Zweimal habe ich ihn im Deutschen Bundestag in Bonn als Redner erlebt. Er sprach nicht eloquent, aber ungeheuer wirksam. Man hörte ihm zu, er provozierte, wusste die Schwächen seiner Gegner zu nutzen und kräftig in deren Richtung auszuteilen.
Gern kehrte er den Proleten hervor („Sie Herr, Sie") wohl kalkulierend, dass er damit wohlerzogene Bürgersöhne in Rage versetzte. Den Berliner CDU-Abgeordneten Wohlrabe nannte er „Übelkrähe", dessen Fraktionskollegen Todenhöfer „Hodentöter" und den früheren Bundesminister Stoltenberg „Schnullermund". Fäkalausdrücke gingen ihm leicht über die Lippen. Niemand wurde im Bundestag so oft zur Ordnung gerufen wie der Abgeordnete Wehner.
In den 14 Jahren, in denen er Fraktionsvorsitzender der SPD war, wurde er als „Zuchtmeister" oder „Kärrner" bezeichnet und gefürchtet. Als Parteisoldat scheint er sich jedoch nicht verstanden zu haben. Er demontierte Willy Brandt, auf dessen Kanzlerschaft er selbst lange hingearbeitet hatte, und erklärte bei einem Besuch in der Sowjetunion: „Er (Brandt) badet gern lau."
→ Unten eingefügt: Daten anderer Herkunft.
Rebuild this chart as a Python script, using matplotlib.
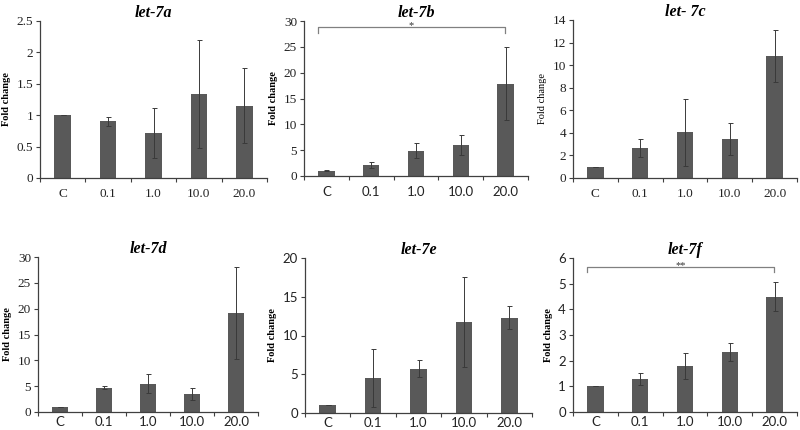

Brandts Nachfolger Helmut Schmidt konnte ebenfalls nicht auf Wehner zählen, als er immer mehr die Unterstützung durch die Linke in der SPD verlor. Die 1986 verstorbene Wahrsagerin „Buchela", die für viele Bonner Politiker „Beichttante" war, prophezeite sogar, dass Wehner aus der SPD austreten werde. Sie bekam Unrecht.
Wehner zog sich 1983 aus gesundheitlichen Gründen aus der Politik zurück. Der schwierige Mann, der gut Mundharmonika spielte, den Dichter Hölderlin verehrte, im Alter Bindungen zur evangelischen Religion aufnahm und in einer Kirche predigte, heiratete 1983 seine Stieftochter Greta Burmeister, die ihm viele Jahre lang eine aufopferungsvolle und zuverlässige Mitarbeiterin gewesen war. Unwidersprochen hieß es, dass der alte Sozialist keine Sozialleistungen für sie erbracht und mit der Heirat das Problem ihrer Altersvorsorge auf die Gemeinschaft der Rentenversicherten verlagert habe.
Greta Wehner, geborene Burmeister, gründete 2003 in Dresden die „Herbert-und-Greta-Wehner-Stiftung", die u. a. durch Bildungs-, Forschungs- und Beratungstätigkeit... „Menschen im Sinne von Herbert Wehner zu selbstständigen politischen Denken befähigen" und dazu betragen soll, das Andenken Wehners in seinem Heimatland Sachsen zu wahren.